Since the parties could not amicably settle the dispute, WIAL filed a Request for Arbitration with the Secretary General of the ICC's International Court of Arbitration (ICA) in July 1999. WIAL appointed Trevor Morling QC as its arbitrator. CIL nominated Justice BP Jeevan Reddy  as its arbitrator. The Chairman of the Tribunal- Max Abrahamson- was appointed by the ICA in November 1999. The seat of arbitration was Paris but the hearings were held for convenience in London. The award was passed in May 2002. The tribunal held that WIAL was entitled to a bonus of AU $ 2,281,600 and was also liable for a penalty of AU $ 969,060. The tribunal (with Justice BP Jeevan Reddy dissenting) found that in total (including the bank guarantee amount), WIAL was entitled to AU $ 4,085,180 and interest at 8% per annum. The details of the award are below:

Award Particulars
Net sum entitled
AU $ 4,085,180.00
Interest at 8% per annum
AU $ 326,814.40
Legal and other Costs
AU $ 500,000.00
Arbitrator and ICC fee (after set off)
US $ 84,000.00

A scanned copy of the award can be accessed from here (pardon the badly scanned award).

CIL filed an application under Section 34 r/w Section 48 of the Arbitration and Conciliation Act, 1996 for setting aside the arbitral award (AP. No. 290/ 2002). WIAL filed an application in the said proceedings (GA 934/ 2003) for rejection of AP. No. 290/ 2002 on the basis of the following grounds:
  • Parties had agreed that Arbitration Act, 1940 would not be applicable to the arbitration
  • There was no provision in the 1996 Act for setting aside foreign awards.
  • Part I of the Act containing Section 34 was applicable only in respect of domestic awards
  • The Indian Arbitration law was not applicable and the French Arbitration Law was applicable
The above were countered by CIL on the ground that procedural law of the place of award applied only till the arbitration proceedings ended.

Relying upon certain observations made in Sumitomo Heavy Industries v. ONGC  Bhatia International and Nirma v. Lurgie Energie, the Calcutta High Court held that the application filed by CIL under Section 34 was maintainable. The judgement of the High Court in GA 934/ 2003 can be accessed from here (again, pardon the badly scanned judgement). An appeal before a Division Bench of the Calcutta High Court by WIAL was rejected. Further appeal to the Supreme Court (CA 6284/ 2004) has not yet been decided. The said matter is being heard by the Supreme Court along with Bharat Aluminium v. Kaiser Aluminium, the case in which the Supreme Court has been asked to re-consider Bhatia International. The latest order in the matter can be accessed from here.

More on the investment arbitration in another post.

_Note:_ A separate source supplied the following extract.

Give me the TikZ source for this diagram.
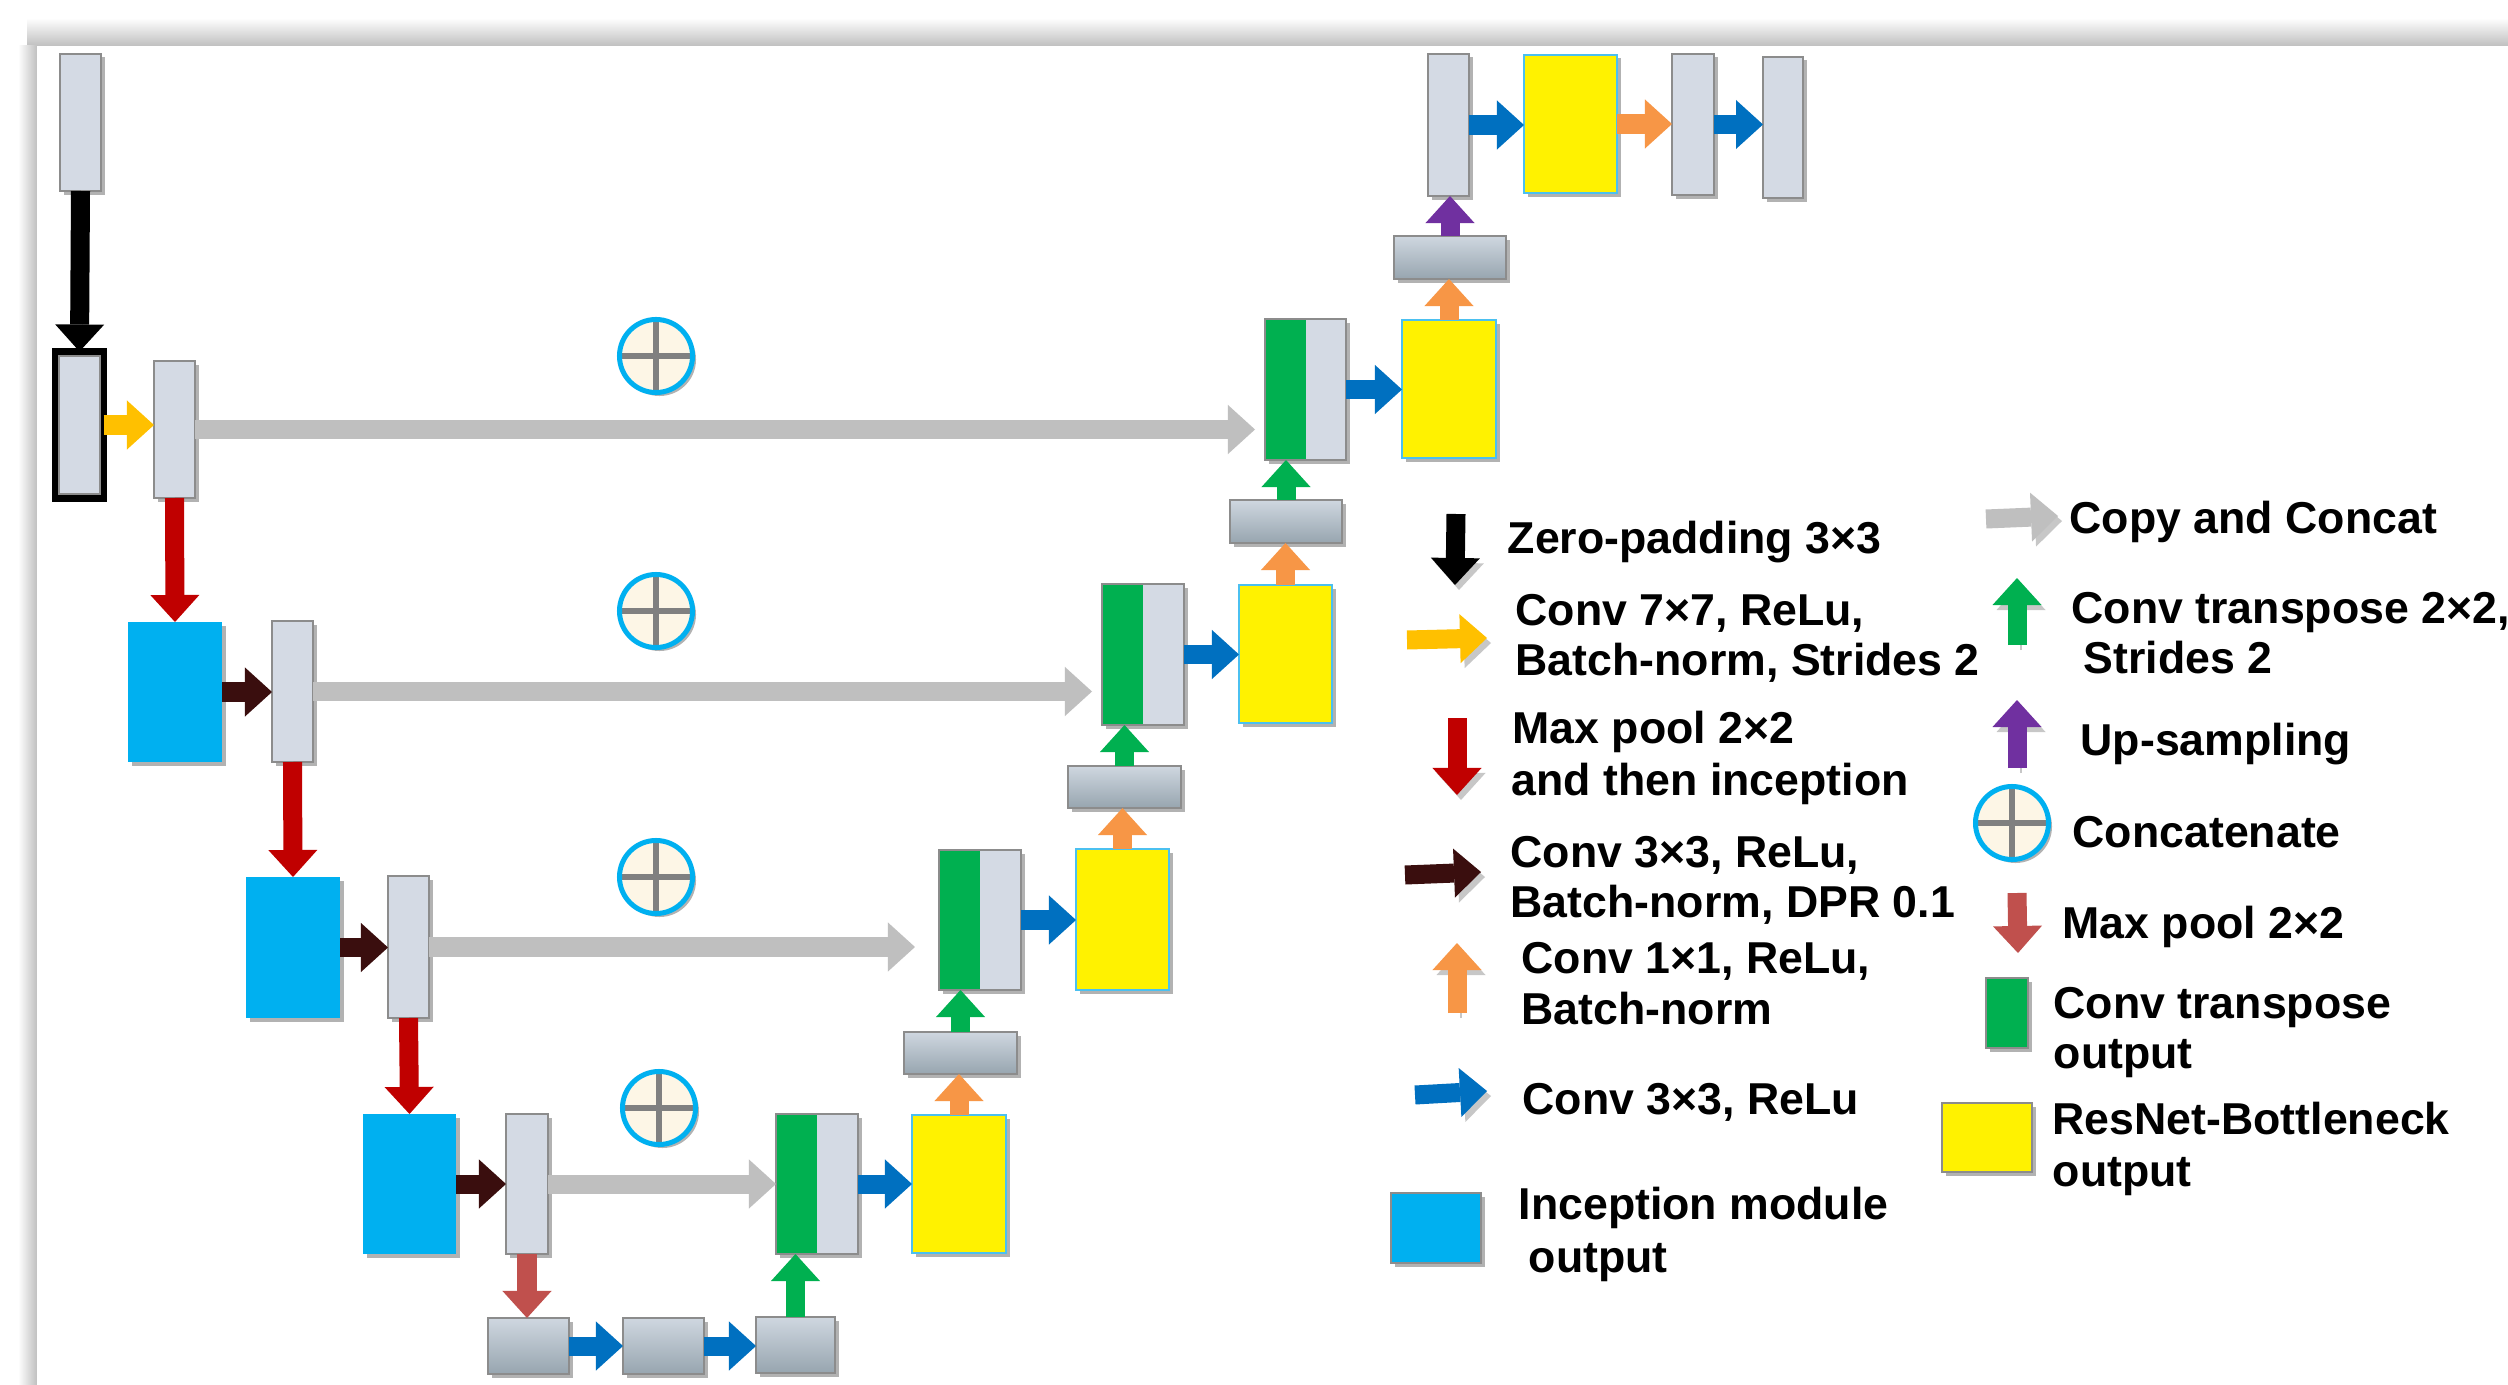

[The award and the judgement of the Calcutta High Court in GA 934/ 2003 were obtained through an application dated 06.10.2011 under the Right to Information Act, 2005 from Coal India Limited. Although this blawgger had asked for the judgement of the Division Bench in the application, Coal India Limited had given the judgement in GA 934/ 2003 by mistake. In any case, Coal India Limited was prompt in responding to the request for information. This blawgger's application was received only on 31.10.2011 by Coal India Limited. They sent a Reply dated 22.11.2011 asking this blawgger to pay some money for the photocopying. After receiving this blawgger's fee on 12.01.2012, Coal India sent a letter dated 17.01.2012 providing the documents. In all, Coal India took not more than 30 days to respond to the request. This blawgger profuesely thanks the CPIO, Coal India Limited for the prompt response.]


Sumit Rai said...

This post is a testament to your commitment to acurate and comprehensive research for each post. I am yet to come across Poanother blog with such commitment. Many thanks

Badrinath Srinivasan said...

Thanks for the inspiring comment, Sumit. Will try to improve on the range and the depth of topics covered here.